So we decided to tell the boys about baby Auburn a few weeks into the pregnancy. There were several reasons to wait but none of those reasons had anything to do with getting closer to the magical safe zone. I wanted to tell the world about our rainbow baby, but I also wished that I could go 40 weeks without even knowing I was pregnant. I wanted to tell people, but I couldn't stand the idea of all possible reactions:
- Excitement over the new baby meant that people would think Alaska didn't matter any more.
- Relief meant that they thought we were over our daughter.
- Worry meant that they were thinking we might lose this one, too.
- Hesitation meant that they were judging us for trying again, for not being satisfied with the blessings we have.
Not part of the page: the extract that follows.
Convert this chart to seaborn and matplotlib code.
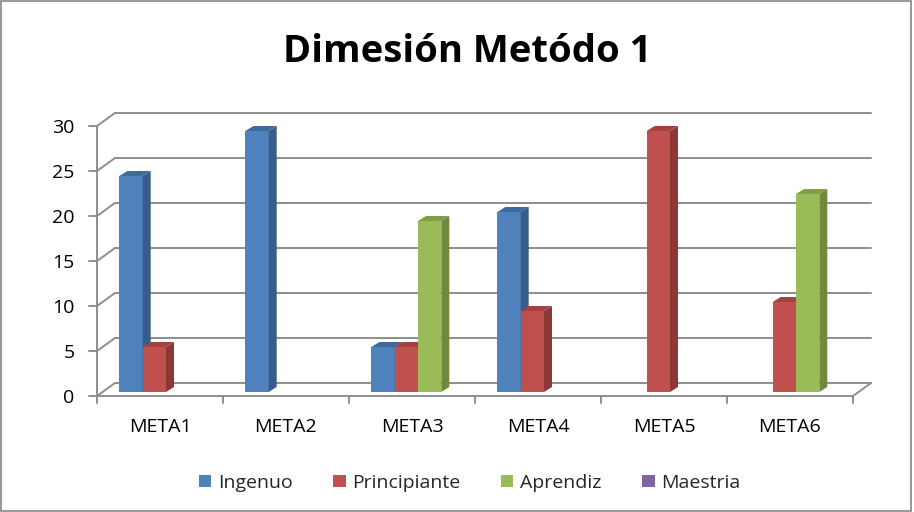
"""
Gráfico de barras 3D (estilo Excel) - Dimensión Método 1.
Reproducción con seaborn + matplotlib, guardado en out.png.
"""

import matplotlib

matplotlib.use("Agg")  # sin display
import matplotlib.pyplot as plt
import matplotlib.transforms as mtransforms
import pandas as pd
import seaborn as sns
from matplotlib.patches import Patch, Polygon, Rectangle

# --- datos ---
metas = ["META1", "META2", "META3", "META4", "META5", "META6"]
niveles = ["Ingenuo", "Principiante", "Aprendiz", "Maestria"]
ingenuo = [24, 29, 5, 20, 0, 0]
principiante = [5, 0, 5, 9, 29, 10]
aprendiz = [0, 0, 19, 0, 0, 22]
maestria = [0, 0, 0, 0, 0, 0]
y_ticks = [0, 5, 10, 15, 20, 25, 30]

colores = ["#4F81BD", "#C0504D", "#9BBB59", "#8064A2"]
laterales = ["#385D8A", "#8C3836", "#71893F", "#5C4776"]
techos = ["#3F6A9E", "#A34240", "#809E48", "#6B5389"]
gris = "#8E8E8E"

series = {"Ingenuo": ingenuo, "Principiante": principiante,
          "Aprendiz": aprendiz, "Maestria": maestria}
df = pd.DataFrame(
    [(m, n, v) for n, vals in series.items() for m, v in zip(metas, vals)],
    columns=["meta", "nivel", "valor"],
)

sns.set_style("white")
plt.rcParams["font.family"] = ["Open Sans", "DejaVu Sans"]

W, H = 914, 512
fig = plt.figure(figsize=(W / 100, H / 100), dpi=100)
# plano de las barras (en pixeles)
ax_l, ax_b, ax_w, ax_h = 103, 120, 756, 270
ax = fig.add_axes([ax_l / W, ax_b / H, ax_w / W, ax_h / H])

sns.barplot(data=df, x="meta", y="valor", hue="nivel", hue_order=niveles,
            palette=colores, saturation=1, width=0.74, errorbar=None,
            legend=False, ax=ax)
ax.set_xlim(-0.5, len(metas) - 0.5)
ax.set_ylim(0, 30)

ppx = ax_w / len(metas)  # px por unidad en x
ppy = ax_h / 30          # px por unidad en y


def plano(x, y, ox, oy):
    """Desplaza un punto de datos ox, oy pixeles (plano frontal / fondo)."""
    return x + ox / ppx, y + oy / ppy


FRENTE = (-6, -4)
FONDO = (12, 9)

# profundidad de cada barra
dx, dy = 8 / ppx, 5 / ppy
barras = []
for i, cont in enumerate(ax.containers):
    for bar in cont:
        barras.append((bar.get_x(), i, bar))
barras.sort(key=lambda b: b[0])
for k, (x0, i, bar) in enumerate(barras):
    h = bar.get_height()
    if h <= 0:
        bar.set_visible(False)
        continue
    z = 3 + 3 * k
    bar.set_zorder(z)
    bar.set_edgecolor("none")
    x1 = x0 + bar.get_width()
    ax.add_patch(Polygon([(x1, 0), (x1 + dx, dy), (x1 + dx, h + dy), (x1, h)],
                         closed=True, fc=laterales[i], ec="none", zorder=z + 1,
                         clip_on=False))
    ax.add_patch(Polygon([(x0, h), (x0 + dx, h + dy), (x1 + dx, h + dy), (x1, h)],
                         closed=True, fc=techos[i], ec="none", zorder=z + 1,
                         clip_on=False))

x_min, x_max = ax.get_xlim()
lw = 1.4
# pared del fondo: lineas de la grilla
for t in y_ticks:
    xa, ya = plano(x_min, t, *FONDO)
    xb, yb = plano(x_max, t, *FONDO)
    ax.plot([xa, xb], [ya, yb], color=gris, lw=lw, zorder=1, clip_on=False)
    # pared izquierda: lineas inclinadas
    xf, yf = plano(x_min, t, *FRENTE)
    ax.plot([xf, xa], [yf, ya], color=gris, lw=lw, zorder=1, clip_on=False)
    # marcas del eje vertical
    ax.plot([xf - 8 / ppx, xf], [yf, yf], color=gris, lw=lw, zorder=1,
            clip_on=False)

# eje vertical frontal y piso
xf0, yf0 = plano(x_min, 0, *FRENTE)
xf1, yf1 = plano(x_max, 0, *FRENTE)
_, yf30 = plano(x_min, 30, *FRENTE)
ax.plot([xf0, xf0], [yf0, yf30], color=gris, lw=lw, zorder=1, clip_on=False)
ax.plot([xf0, xf1], [yf0, yf1], color=gris, lw=lw, zorder=1, clip_on=False)
xb1, yb1 = plano(x_max, 0, *FONDO)
ax.plot([xf1, xb1], [yf1, yb1], color=gris, lw=lw, zorder=1, clip_on=False)
for k in range(len(metas) + 1):
    xt, yt = plano(x_min + k, 0, *FRENTE)
    ax.plot([xt, xt], [yt, yt - 7 / ppy], color=gris, lw=lw, zorder=1,
            clip_on=False)

# etiquetas de los ejes
ax.set_yticks(y_ticks)
ax.set_yticklabels([str(t) for t in y_ticks])
ax.tick_params(axis="y", length=0, pad=20.5, labelsize=14, labelcolor="black")
ax.tick_params(axis="x", length=0, pad=19, labelsize=14, labelcolor="black")
for lab in ax.get_yticklabels():
    lab.set_transform(lab.get_transform()
                      + mtransforms.ScaledTranslation(0, -4 / 100, fig.dpi_scale_trans))
for lab in ax.get_xticklabels():
    lab.set_transform(lab.get_transform()
                      + mtransforms.ScaledTranslation(-6 / 100, 0, fig.dpi_scale_trans))
ax.set_xlabel("")
ax.set_ylabel("")
sns.despine(ax=ax, left=True, bottom=True)
ax.set_facecolor("none")

fig.text(0.511, 1 - 52 / H, "Dimesión Metódo 1", ha="center", va="center",
         fontsize=27.5, fontweight="bold", color="black")

handles = [Patch(fc=c, ec="none", label=n) for c, n in zip(colores, niveles)]
fig.legend(handles=handles, loc="center", bbox_to_anchor=(0.514, 1 - 483 / H),
           ncol=4, frameon=False, fontsize=14, handlelength=0.62,
           handleheight=0.62, handletextpad=0.35, columnspacing=2.1)

fig.patches.append(Rectangle((0.001, 0.001), 0.996, 0.997, transform=fig.transFigure,
                             fill=False, ec="#868686", lw=1.2))

fig.savefig("out.png", dpi=100)
plt.close(fig)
Essentially, any person who I shared my news with was potentially going to piss me off (especially if they were happy for us). I knew that this was ridiculous and also part of the territory, so I reached out for help. A fellow mom who I met through an online support group for pregnancy after loss reminded me that my new baby deserved to be celebrated just as my other children were. I knew this for myself as I tried to balance the hope and joy and fear and love that comes with pregnancy after loss, but I hadn't acknowledged that others could celebrate our new baby without taking away from Alaska. I needed a couple of weeks to work this out before others knew about our new baby, so it was a relief to wait.
I painted a rainbow and "Big Sister Alaska" on a onsie and put it on one of the bears that we got after Alaska died. When the boys saw it and worked out what it meant, they were crazy with excitement. Elliott bounced around and yelled, "My wish came true!" I knew that this was his wish because he had shared it with me a few weeks earlier. He wanted another person to join our family. Someone that we hadn't met. A sibling who lived.
We talked about how we hoped that baby Auburn lived. The boys knew that anything could happen, but they definitely helped me go forward with hope for the short week that we had before we found out that baby Auburn was gone. We looked forward to the possibility that baby Auburn would be with us to celebrate his big sister's birthday on New Year's Eve 2014.
On the night of Elliott's 9th birthday he said that his birthday wish was that Auburn was ok. And then I had to break his heart with the news that I had hoped we could save for the next day. Some parents choose to keep early losses from their children. I understand the need to protect them from more pain, but I wouldn't change our decision to celebrate Auburn's short life as a family. He's part of us, and I wouldn't feel complete if Auburn was a secret. I'm also not sure at what point in Auburn's life it would be acceptable to include him as part of our family other than the very beginning. It's the only way I know when it comes to my babies.